A new rod always takes a bit of getting used to, and just as I was casting like a beginner, the bailiff came along. So I had to draw my line in and pretend I had some urgent leader maintenance to attend to. When he was safely out of the way, I perfected my casting and put on a Parachute Black Gnat. Like someone who has been married too long and always has sex in the same way, I have become rather boring with my choice of fly. I am obsessed with Para Black Gnats. They always work for me. If I run out, I get a panic on because no other fly has so far been as successful for me in the summer months.
This day was to be the most prolific fishing day of my career. Nearly every time I cast I raised and hooked a fish. Not trout, which was a shame as I began to get fixated with the idea of catching a big brownie, despite what I have said before about having no interest in these porkers. They were all grayling. In January, I had fished the Test for grayling with no success and now I could not stop catching them. There is no limit to the amount of grayling you can catch here, because these beautiful silver fish are considered to be pests. They are not stocked but just grow wild which, for me, makes them very precious.
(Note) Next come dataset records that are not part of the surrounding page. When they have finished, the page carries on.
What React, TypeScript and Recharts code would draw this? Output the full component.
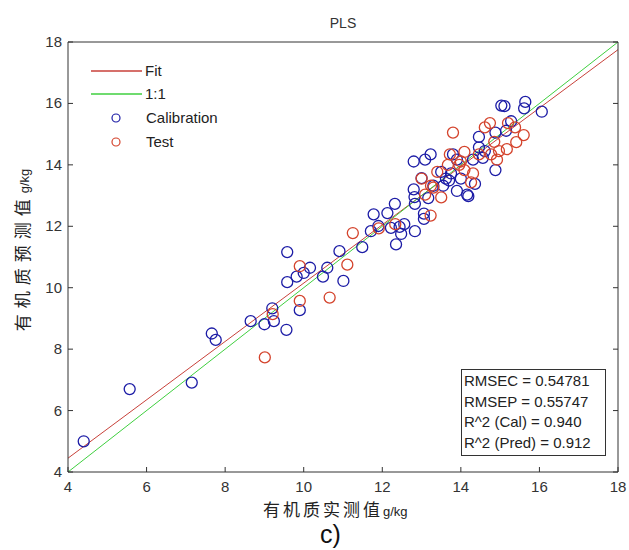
import { ReferenceLine, Scatter, ScatterChart, XAxis, YAxis } from 'recharts'

// calibration set (measured, predicted), g/kg
const calX = [
  4.4, 5.57, 7.15, 7.66, 7.76, 8.65, 9.0, 9.2, 9.24, 9.56, 9.58, 9.58, 9.82, 9.9, 10.0, 10.16,
  10.49, 10.6, 10.91, 11.01, 11.49, 11.71, 11.78, 11.9, 12.13, 12.22, 12.32, 12.35, 12.48, 12.56,
  12.44, 12.83, 12.8, 12.83, 12.82, 12.8, 13.06, 13.06, 13.09, 13.23, 13.0, 13.17, 13.3, 13.5,
  13.55, 13.62, 13.7, 13.75, 13.8, 13.9, 14.0, 13.9, 14.19, 14.16, 14.31, 14.36, 14.46, 14.46,
  14.61, 14.56, 14.88, 14.88, 15.03, 15.11, 15.15, 15.28, 15.61, 15.64, 16.06,
]
const calY = [
  5.0, 6.7, 6.91, 8.51, 8.3, 8.91, 8.81, 9.33, 8.91, 8.63, 11.16, 10.18, 10.36, 9.27, 10.48, 10.65,
  10.36, 10.65, 11.19, 10.22, 11.32, 11.84, 12.39, 12.01, 12.43, 11.95, 12.73, 11.41, 11.75, 12.07,
  11.98, 11.84, 13.2, 12.73, 12.95, 14.11, 12.24, 12.41, 14.17, 14.34, 13.57, 12.92, 13.32, 13.77,
  13.32, 13.55, 13.49, 13.72, 14.34, 13.15, 13.55, 14.17, 12.98, 13.03, 14.17, 13.38, 14.91, 14.57,
  14.45, 14.23, 13.83, 15.05, 15.93, 15.91, 15.11, 15.42, 15.84, 16.05, 15.73,
]

// test set
const testX = [
  9.01, 9.21, 9.9, 9.9, 10.66, 11.11, 11.25, 11.91, 12.33, 13.09, 13.0, 13.23, 13.24, 13.3, 13.5,
  13.4, 13.67, 13.72, 13.8, 13.96, 14.0, 14.09, 14.09, 14.26, 14.31, 14.46, 14.61, 14.74, 14.77,
  14.85, 14.92, 14.97, 15.17, 15.2, 15.38, 15.41, 15.6,
]
const testY = [
  7.73, 9.14, 9.57, 10.7, 9.68, 10.75, 11.78, 11.93, 12.07, 13.03, 13.55, 12.35, 13.32, 13.26, 12.94,
  13.77, 14.0, 14.34, 15.05, 14.0, 14.11, 13.83, 14.42, 13.43, 13.72, 14.34, 15.22, 15.36, 14.34,
  14.75, 14.17, 14.45, 14.51, 15.36, 15.22, 14.74, 14.97,
]

const axisTicks = [4, 6, 8, 10, 12, 14, 16, 18]
const fitEnds = [4.45, 17.75] // fit line values at x = 4 and x = 18
const oneToOne = [4, 18]
const stats = ['RMSEC = 0.54781', 'RMSEP = 0.55747', 'R^2 (Cal) = 0.940', 'R^2 (Pred) = 0.912']

const calData = calX.map((x, i) => ({ x, y: calY[i] }))
const testData = testX.map((x, i) => ({ x, y: testY[i] }))

const AXIS = '#333'
const BLUE = '#1c1ca6'
const RED = '#d4432c'
const FIT = '#c8413a'
const GREEN = '#3fcf3f'
const FONT = '"Liberation Sans", Arial, sans-serif'

const BottomTick = (props: any) => {
  const { x, y, payload } = props
  return (
    <g>
      <line x1={x} y1={y} x2={x} y2={y - 5} stroke={AXIS} />
      <text x={x} y={y + 20} textAnchor="middle" fontSize={15} fill="#333" fontFamily={FONT}>
        {payload.value}
      </text>
    </g>
  )
}

const LeftTick = (props: any) => {
  const { x, y, payload } = props
  return (
    <g>
      <line x1={x} y1={y} x2={x + 5} y2={y} stroke={AXIS} />
      <text x={x - 6} y={y + 5} textAnchor="end" fontSize={15} fill="#333" fontFamily={FONT}>
        {payload.value}
      </text>
    </g>
  )
}

const TopTick = (props: any) => (
  <line x1={props.x} y1={props.y} x2={props.x} y2={props.y + 5} stroke={AXIS} />
)

const RightTick = (props: any) => (
  <line x1={props.x} y1={props.y} x2={props.x - 5} y2={props.y} stroke={AXIS} />
)

const ring = (color: string) => (props: any) => (
  <circle cx={props.cx} cy={props.cy} r={5.5} fill="none" stroke={color} strokeWidth={1.3} />
)

export default function App() {
  return (
    <div style={{ position: 'absolute', left: 0, top: 0, width: 629, height: 550, background: '#fff', overflow: 'hidden' }}>
      <ScatterChart width={629} height={550} margin={{ top: 41, right: 10, bottom: 48, left: 28 }}>
        <XAxis
          xAxisId="b"
          type="number"
          dataKey="x"
          domain={[4, 18]}
          ticks={axisTicks}
          interval={0}
          height={30}
          tickSize={0}
          tickMargin={0}
          tickLine={false}
          tick={<BottomTick />}
          stroke={AXIS}
          allowDataOverflow
        />
        <XAxis
          xAxisId="t"
          orientation="top"
          type="number"
          domain={[4, 18]}
          ticks={axisTicks}
          interval={0}
          height={1}
          tickSize={0}
          tickMargin={0}
          tickLine={false}
          tick={<TopTick />}
          stroke={AXIS}
          allowDataOverflow
        />
        <YAxis
          yAxisId="l"
          type="number"
          dataKey="y"
          domain={[4, 18]}
          ticks={axisTicks}
          interval={0}
          width={40}
          tickSize={0}
          tickMargin={0}
          tickLine={false}
          tick={<LeftTick />}
          stroke={AXIS}
          allowDataOverflow
        />
        <YAxis
          yAxisId="r"
          orientation="right"
          type="number"
          domain={[4, 18]}
          ticks={axisTicks}
          interval={0}
          width={1}
          tickSize={0}
          tickMargin={0}
          tickLine={false}
          tick={<RightTick />}
          stroke={AXIS}
          allowDataOverflow
        />
        <Scatter
          xAxisId="b"
          yAxisId="l"
          name="Calibration"
          data={calData}
          shape={ring(BLUE)}
          isAnimationActive={false}
        />
        <Scatter
          xAxisId="b"
          yAxisId="l"
          name="Test"
          data={testData}
          shape={ring(RED)}
          isAnimationActive={false}
        />
        <ReferenceLine
          xAxisId="b"
          yAxisId="l"
          segment={[
            { x: 4, y: fitEnds[0] },
            { x: 18, y: fitEnds[1] },
          ]}
          stroke={FIT}
          strokeWidth={1}
          ifOverflow="visible"
        />
        <ReferenceLine
          xAxisId="b"
          yAxisId="l"
          segment={[
            { x: oneToOne[0], y: oneToOne[0] },
            { x: oneToOne[1], y: oneToOne[1] },
          ]}
          stroke={GREEN}
          strokeWidth={1}
          ifOverflow="visible"
        />
      </ScatterChart>

      {/* legend, MATLAB style */}
      <svg width={140} height={100} style={{ position: 'absolute', left: 85, top: 58 }}>
        <line x1={6} y1={13} x2={57} y2={13} stroke={FIT} strokeWidth={1.5} />
        <text x={60} y={18} fontSize={15} fill="#222" fontFamily={FONT}>Fit</text>
        <line x1={6} y1={36} x2={57} y2={36} stroke={GREEN} strokeWidth={1.5} />
        <text x={60} y={41} fontSize={15} fill="#222" fontFamily={FONT}>1:1</text>
        <circle cx={31} cy={60} r={4} fill="none" stroke={BLUE} strokeWidth={1.2} />
        <text x={61} y={65} fontSize={15} fill="#222" fontFamily={FONT}>Calibration</text>
        <circle cx={31} cy={84} r={4} fill="none" stroke={RED} strokeWidth={1.2} />
        <text x={61} y={89} fontSize={15} fill="#222" fontFamily={FONT}>Test</text>
      </svg>

      <div
        style={{
          position: 'absolute',
          left: 461,
          top: 369,
          width: 141,
          height: 84,
          border: '1px solid #333',
          background: '#fff',
          fontFamily: FONT,
          fontSize: 15,
          color: '#222',
          lineHeight: '20.5px',
          paddingLeft: 2,
          paddingTop: 1,
          boxSizing: 'content-box',
        }}
      >
        {stats.map((s) => (
          <div key={s} style={{ whiteSpace: 'nowrap' }}>{s}</div>
        ))}
      </div>

      <div
        style={{
          position: 'absolute',
          left: 0,
          width: 686,
          top: 15,
          textAlign: 'center',
          fontFamily: FONT,
          fontSize: 14,
          color: '#333',
        }}
      >
        PLS
      </div>

      <div
        style={{
          position: 'absolute',
          left: 263,
          top: 498,
          whiteSpace: 'nowrap',
          fontFamily: '"Noto Sans CJK SC", sans-serif',
          fontSize: 17,
          letterSpacing: 3,
          color: '#222',
          lineHeight: '22px',
        }}
      >
        有机质实测值<span style={{ fontSize: 13, letterSpacing: 0, fontFamily: FONT }}>g/kg</span>
      </div>

      <div
        style={{
          position: 'absolute',
          left: 23,
          top: 250,
          transform: 'translate(-50%, -50%) rotate(-90deg)',
          whiteSpace: 'nowrap',
          fontFamily: '"Noto Sans CJK SC", sans-serif',
          fontSize: 17,
          letterSpacing: 6,
          color: '#222',
          lineHeight: '22px',
        }}
      >
        有机质预测值<span style={{ fontSize: 13, letterSpacing: 0, fontFamily: FONT }}>g/kg</span>
      </div>

      <div
        style={{
          position: 'absolute',
          left: 320,
          top: 521,
          fontFamily: FONT,
          fontSize: 25,
          lineHeight: '27px',
          color: '#111',
        }}
      >
        c)
      </div>
    </div>
  )
}
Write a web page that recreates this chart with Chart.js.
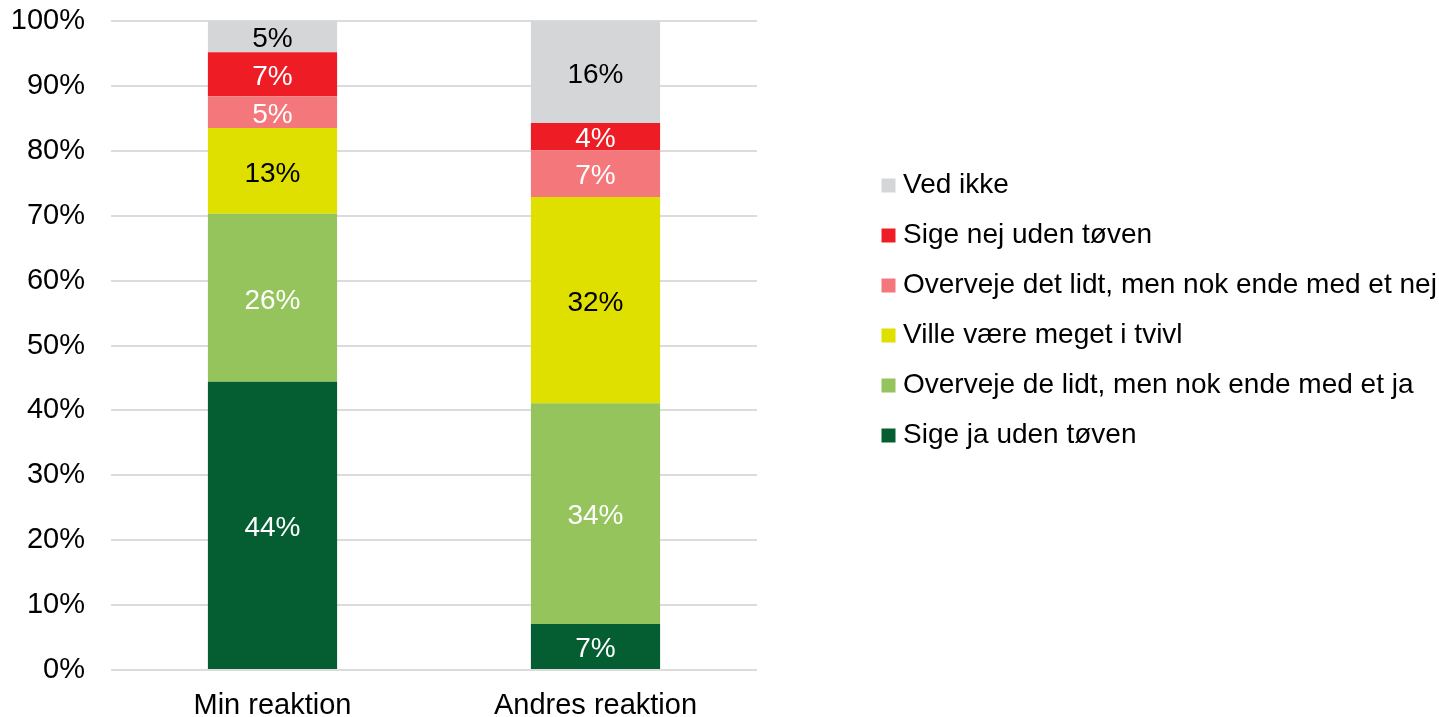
<!DOCTYPE html>
<html><head><meta charset="utf-8">
<script src="https://cdn.jsdelivr.net/npm/chart.js@4/dist/chart.umd.min.js"></script>
<style>html,body{margin:0;padding:0;background:#fff;overflow:hidden}#c{display:block}</style>
</head><body>
<canvas id="c" width="1439" height="717"></canvas>
<script>
const categories = ['Min reaktion', 'Andres reaktion'];
const seriesNames = [
  'Sige ja uden tøven',
  'Overveje de lidt, men nok ende med et ja',
  'Ville være meget i tvivl',
  'Overveje det lidt, men nok ende med et nej',
  'Sige nej uden tøven',
  'Ved ikke'
];
const sigeJa = [44.4, 7.1];
const overvejeJa = [25.9, 34.0];
const villeTvivl = [13.2, 31.8];
const overvejeNej = [4.9, 7.2];
const sigeNej = [6.8, 4.2];
const vedIkke = [4.8, 15.7];
const yTickLabels = ['0%','10%','20%','30%','40%','50%','60%','70%','80%','90%','100%'];

const seriesValues = [sigeJa, overvejeJa, villeTvivl, overvejeNej, sigeNej, vedIkke];
const seriesColors = ['#045E32', '#95C35C', '#DFDF00', '#F4777C', '#EE1C25', '#D5D6D8'];
const labelColors = ['#FFFFFF', '#FFFFFF', '#000000', '#FFFFFF', '#FFFFFF', '#000000'];

const FONT = '"Liberation Sans", Arial, sans-serif';
const FS = 28;
const AXIS_FS = 29;

const barLabels = {
  id: 'barLabels',
  afterDatasetsDraw(chart) {
    const ctx = chart.ctx;
    ctx.save();
    ctx.font = FS + 'px ' + FONT;
    ctx.textAlign = 'center';
    ctx.textBaseline = 'middle';
    chart.data.datasets.forEach((ds, di) => {
      const meta = chart.getDatasetMeta(di);
      meta.data.forEach((bar, i) => {
        const p = bar.getProps(['x', 'y', 'base'], true);
        ctx.fillStyle = labelColors[di];
        ctx.fillText(Math.round(ds.data[i]) + '%', p.x, (p.y + p.base) / 2 + 3);
      });
    });
    ctx.restore();
  }
};

new Chart(document.getElementById('c'), {
  type: 'bar',
  data: {
    labels: categories,
    datasets: seriesNames.map((name, i) => ({
      label: name,
      data: seriesValues[i],
      backgroundColor: seriesColors[i],
      borderWidth: 0,
      barPercentage: 0.4,
      categoryPercentage: 1.0
    }))
  },
  options: {
    responsive: false,
    devicePixelRatio: 1,
    animation: false,
    layout: { padding: { top: 0, left: 0, right: 0, bottom: 0 } },
    scales: {
      x: {
        stacked: true,
        grid: { display: false, drawTicks: false },
        border: { display: false },
        ticks: { color: '#000', font: { family: FONT, size: AXIS_FS }, padding: 19 },
        afterFit: s => { s.height = 47; }
      },
      y: {
        stacked: true,
        min: 0, max: 100,
        grid: { color: '#DCDCDC', lineWidth: 2, drawTicks: false },
        border: { display: false },
        ticks: {
          stepSize: 10,
          color: '#000',
          font: { family: FONT, size: AXIS_FS },
          padding: 26,
          callback: (v, i) => yTickLabels[i]
        },
        afterFit: s => { s.width = 111; s.paddingTop = 21; s.paddingBottom = 0; }
      },
      y2: {
        position: 'right',
        display: true,
        grid: { display: false, drawTicks: false },
        border: { display: false },
        ticks: { display: false },
        afterFit: s => { s.width = Math.max(0, 1439 - 757 - (s.chart.legend ? s.chart.legend.width : 0)); s.paddingTop = 0; s.paddingBottom = 0; }
      }
    },
    plugins: {
      tooltip: { enabled: false },
      legend: {
        position: 'right',
        align: 'start',
        reverse: true,
        maxWidth: 573,
        title: { display: true, text: '', font: { size: 10 }, padding: { top: 137.5, bottom: 0 } },
        labels: {
          color: '#000',
          font: { family: FONT, size: FS },
          boxWidth: 1,
          boxHeight: 1,
          padding: 22,
          generateLabels(chart) {
            const items = Chart.defaults.plugins.legend.labels.generateLabels(chart);
            items.forEach(it => { it.lineWidth = 13; it.strokeStyle = it.fillStyle; it.lineJoin = 'miter'; });
            return items;
          }
        }
      }
    }
  },
  plugins: [barLabels]
});
</script>
</body></html>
However, after a while, I began to hate grayling. After banging five on the head, I released any others I caught. One can only eat so many. My obsession with catching a trout grew. Pete (two big fat brownies under his belt) even had to call me to have lunch. At 9pm he had to drag me off the river bank as I kept putting my new rod away, only to get it out again when I saw a trout rise. In the end, only the lure of a vodka and tonic made me leave.
Lainston House can arrange for its guests to fish this stretch at a cost of pounds 130 per rod, per day, which is very reasonable for the posh old Test. It is only possible to do this on a Friday as the other days of the week a syndicate has use of it. This is a particularly good treat; you can have a fine day's fishing, collapse into a jacuzzi, drink champagne and sleep in a four-poster bed and dream of fish. The season ends on 9 October and re-opens in late April. I thoroughly recommend it. And the picnic.